Copy out every line exactly, passing over the pictures.

### DATA PROVIDED
= = =

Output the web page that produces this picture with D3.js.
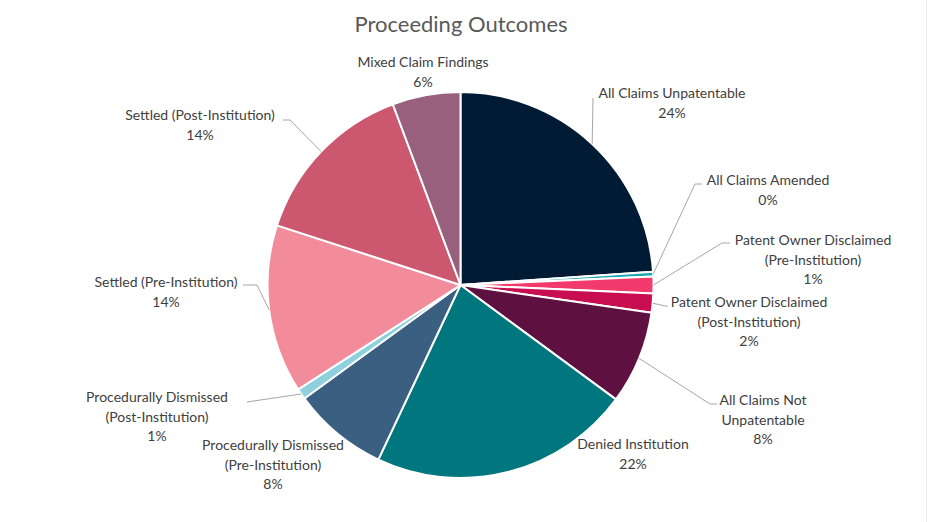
<!DOCTYPE html>
<html>
<head>
<meta charset="utf-8">
<script src="https://cdn.jsdelivr.net/npm/d3@7"></script>
<style>
  html, body { margin: 0; padding: 0; background: #fff; }
  svg { display: block; }
</style>
</head>
<body>
<svg id="chart" width="928" height="522"></svg>
<script>
// ---- data ----
const categories = [
  "All Claims Unpatentable",
  "All Claims Amended",
  "Patent Owner Disclaimed (Pre-Institution)",
  "Patent Owner Disclaimed (Post-Institution)",
  "All Claims Not Unpatentable",
  "Denied Institution",
  "Procedurally Dismissed (Pre-Institution)",
  "Procedurally Dismissed (Post-Institution)",
  "Settled (Pre-Institution)",
  "Settled (Post-Institution)",
  "Mixed Claim Findings"
];
const values = [23.9, 0.4, 1.4, 1.6, 7.8, 21.9, 8.0, 0.9, 14.1, 14.3, 5.7];
const percentLabels = ["24%", "0%", "1%", "2%", "8%", "22%", "8%", "1%", "14%", "14%", "6%"];
const labelLines = [
  ["All Claims Unpatentable"],
  ["All Claims Amended"],
  ["Patent Owner Disclaimed", "(Pre-Institution)"],
  ["Patent Owner Disclaimed", "(Post-Institution)"],
  ["All Claims Not", "Unpatentable"],
  ["Denied Institution"],
  ["Procedurally Dismissed", "(Pre-Institution)"],
  ["Procedurally Dismissed", "(Post-Institution)"],
  ["Settled (Pre-Institution)"],
  ["Settled (Post-Institution)"],
  ["Mixed Claim Findings"]
];
const colors = ["#021b34", "#1ba6b4", "#f23b6c", "#c90d51", "#5e1141",
                "#00777e", "#3b5f81", "#8ed0dc", "#f28c9b", "#cc5870", "#98607c"];

// ---- layout (label placement: text centre x, first-line centre y, leader elbow) ----
const labelLayout = [
  { x: 672, y: 93,  elbow: [593, 98],  end: [593, 98],  leader: true },
  { x: 768, y: 180, elbow: [695, 184], end: [702, 184], leader: true },
  { x: 813, y: 240, elbow: [722, 243], end: [730, 243], leader: true },
  { x: 749, y: 302, elbow: [665, 306], end: [668, 306], leader: true },
  { x: 763, y: 400, elbow: [710, 404], end: [717, 404], leader: true },
  { x: 633, y: 444, leader: false },
  { x: 273, y: 445, leader: false },
  { x: 157, y: 397, elbow: [247, 402], end: [247, 402], leader: true },
  { x: 166, y: 282, elbow: [257, 285], end: [243, 285], leader: true },
  { x: 200, y: 115, elbow: [290, 120], end: [283, 120], leader: true },
  { x: 423, y: 62,  leader: false }
];

const W = 928, H = 522;
const cx = 460.5, cy = 285, R = 193;
const lineH = 19.5;
const fontFamily = "Lato, 'Open Sans', 'Liberation Sans', sans-serif";

const svg = d3.select("#chart");

svg.append("rect").attr("x", 0).attr("y", 0).attr("width", W).attr("height", H).attr("fill", "#ffffff");
svg.append("line").attr("x1", 926.5).attr("x2", 926.5).attr("y1", 0).attr("y2", H)
  .attr("stroke", "#ececec").attr("stroke-width", 1);

svg.append("text")
  .attr("x", 461).attr("y", 32)
  .attr("text-anchor", "middle")
  .attr("font-family", fontFamily)
  .attr("font-size", 22)
  .attr("fill", "#595959")
  .text("Proceeding Outcomes");

const data = categories.map((c, i) => ({ name: c, value: values[i], i }));
const pie = d3.pie().sort(null).value(d => d.value).startAngle(0).endAngle(2 * Math.PI);
const arcs = pie(data);
const arc = d3.arc().innerRadius(0).outerRadius(R);
const color = d3.scaleOrdinal().domain(categories).range(colors);

const g = svg.append("g").attr("transform", `translate(${cx},${cy})`);
g.selectAll("path.slice")
  .data(arcs)
  .join("path")
  .attr("class", "slice")
  .attr("d", arc)
  .attr("fill", d => color(d.data.name))
  .attr("stroke", "#ffffff")
  .attr("stroke-width", 2)
  .attr("stroke-linejoin", "round");

// leader lines
arcs.forEach((a, i) => {
  const L = labelLayout[i];
  if (!L.leader) return;
  const mid = (a.startAngle + a.endAngle) / 2;
  const px = cx + R * Math.sin(mid);
  const py = cy - R * Math.cos(mid);
  const pts = [[px, py], L.elbow, L.end];
  svg.append("path")
    .attr("d", d3.line()(pts))
    .attr("fill", "none")
    .attr("stroke", "#a6a6a6")
    .attr("stroke-width", 1);
});

// labels
arcs.forEach((a, i) => {
  const L = labelLayout[i];
  const lines = labelLines[i].concat([percentLabels[i]]);
  const t = svg.append("text")
    .attr("text-anchor", "middle")
    .attr("font-family", fontFamily)
    .attr("font-size", 14)
    .attr("fill", "#404040");
  lines.forEach((ln, k) => {
    t.append("tspan")
      .attr("x", L.x)
      .attr("y", L.y + k * lineH + 5)
      .text(ln);
  });
});
</script>
</body>
</html>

= = =

### RESPONSE
Output the web page that produces this picture with D3.js.
<!DOCTYPE html>
<html>
<head>
<meta charset="utf-8">
<script src="https://cdn.jsdelivr.net/npm/d3@7"></script>
<style>
  html, body { margin: 0; padding: 0; background: #fff; }
  svg { display: block; }
</style>
</head>
<body>
<svg id="chart" width="928" height="522"></svg>
<script>
// ---- data ----
const categories = [
  "All Claims Unpatentable",
  "All Claims Amended",
  "Patent Owner Disclaimed (Pre-Institution)",
  "Patent Owner Disclaimed (Post-Institution)",
  "All Claims Not Unpatentable",
  "Denied Institution",
  "Procedurally Dismissed (Pre-Institution)",
  "Procedurally Dismissed (Post-Institution)",
  "Settled (Pre-Institution)",
  "Settled (Post-Institution)",
  "Mixed Claim Findings"
];
const values = [23.9, 0.4, 1.4, 1.6, 7.8, 21.9, 8.0, 0.9, 14.1, 14.3, 5.7];
const percentLabels = ["24%", "0%", "1%", "2%", "8%", "22%", "8%", "1%", "14%", "14%", "6%"];
const labelLines = [
  ["All Claims Unpatentable"],
  ["All Claims Amended"],
  ["Patent Owner Disclaimed", "(Pre-Institution)"],
  ["Patent Owner Disclaimed", "(Post-Institution)"],
  ["All Claims Not", "Unpatentable"],
  ["Denied Institution"],
  ["Procedurally Dismissed", "(Pre-Institution)"],
  ["Procedurally Dismissed", "(Post-Institution)"],
  ["Settled (Pre-Institution)"],
  ["Settled (Post-Institution)"],
  ["Mixed Claim Findings"]
];
const colors = ["#021b34", "#1ba6b4", "#f23b6c", "#c90d51", "#5e1141",
                "#00777e", "#3b5f81", "#8ed0dc", "#f28c9b", "#cc5870", "#98607c"];

// ---- layout (label placement: text centre x, first-line centre y, leader elbow) ----
const labelLayout = [
  { x: 672, y: 93,  elbow: [593, 98],  end: [593, 98],  leader: true },
  { x: 768, y: 180, elbow: [695, 184], end: [702, 184], leader: true },
  { x: 813, y: 240, elbow: [722, 243], end: [730, 243], leader: true },
  { x: 749, y: 302, elbow: [665, 306], end: [668, 306], leader: true },
  { x: 763, y: 400, elbow: [710, 404], end: [717, 404], leader: true },
  { x: 633, y: 444, leader: false },
  { x: 273, y: 445, leader: false },
  { x: 157, y: 397, elbow: [247, 402], end: [247, 402], leader: true },
  { x: 166, y: 282, elbow: [257, 285], end: [243, 285], leader: true },
  { x: 200, y: 115, elbow: [290, 120], end: [283, 120], leader: true },
  { x: 423, y: 62,  leader: false }
];

const W = 928, H = 522;
const cx = 460.5, cy = 285, R = 193;
const lineH = 19.5;
const fontFamily = "Lato, 'Open Sans', 'Liberation Sans', sans-serif";

const svg = d3.select("#chart");

svg.append("rect").attr("x", 0).attr("y", 0).attr("width", W).attr("height", H).attr("fill", "#ffffff");
svg.append("line").attr("x1", 926.5).attr("x2", 926.5).attr("y1", 0).attr("y2", H)
  .attr("stroke", "#ececec").attr("stroke-width", 1);

svg.append("text")
  .attr("x", 461).attr("y", 32)
  .attr("text-anchor", "middle")
  .attr("font-family", fontFamily)
  .attr("font-size", 22)
  .attr("fill", "#595959")
  .text("Proceeding Outcomes");

const data = categories.map((c, i) => ({ name: c, value: values[i], i }));
const pie = d3.pie().sort(null).value(d => d.value).startAngle(0).endAngle(2 * Math.PI);
const arcs = pie(data);
const arc = d3.arc().innerRadius(0).outerRadius(R);
const color = d3.scaleOrdinal().domain(categories).range(colors);

const g = svg.append("g").attr("transform", `translate(${cx},${cy})`);
g.selectAll("path.slice")
  .data(arcs)
  .join("path")
  .attr("class", "slice")
  .attr("d", arc)
  .attr("fill", d => color(d.data.name))
  .attr("stroke", "#ffffff")
  .attr("stroke-width", 2)
  .attr("stroke-linejoin", "round");

// leader lines
arcs.forEach((a, i) => {
  const L = labelLayout[i];
  if (!L.leader) return;
  const mid = (a.startAngle + a.endAngle) / 2;
  const px = cx + R * Math.sin(mid);
  const py = cy - R * Math.cos(mid);
  const pts = [[px, py], L.elbow, L.end];
  svg.append("path")
    .attr("d", d3.line()(pts))
    .attr("fill", "none")
    .attr("stroke", "#a6a6a6")
    .attr("stroke-width", 1);
});

// labels
arcs.forEach((a, i) => {
  const L = labelLayout[i];
  const lines = labelLines[i].concat([percentLabels[i]]);
  const t = svg.append("text")
    .attr("text-anchor", "middle")
    .attr("font-family", fontFamily)
    .attr("font-size", 14)
    .attr("fill", "#404040");
  lines.forEach((ln, k) => {
    t.append("tspan")
      .attr("x", L.x)
      .attr("y", L.y + k * lineH + 5)
      .text(ln);
  });
});
</script>
</body>
</html>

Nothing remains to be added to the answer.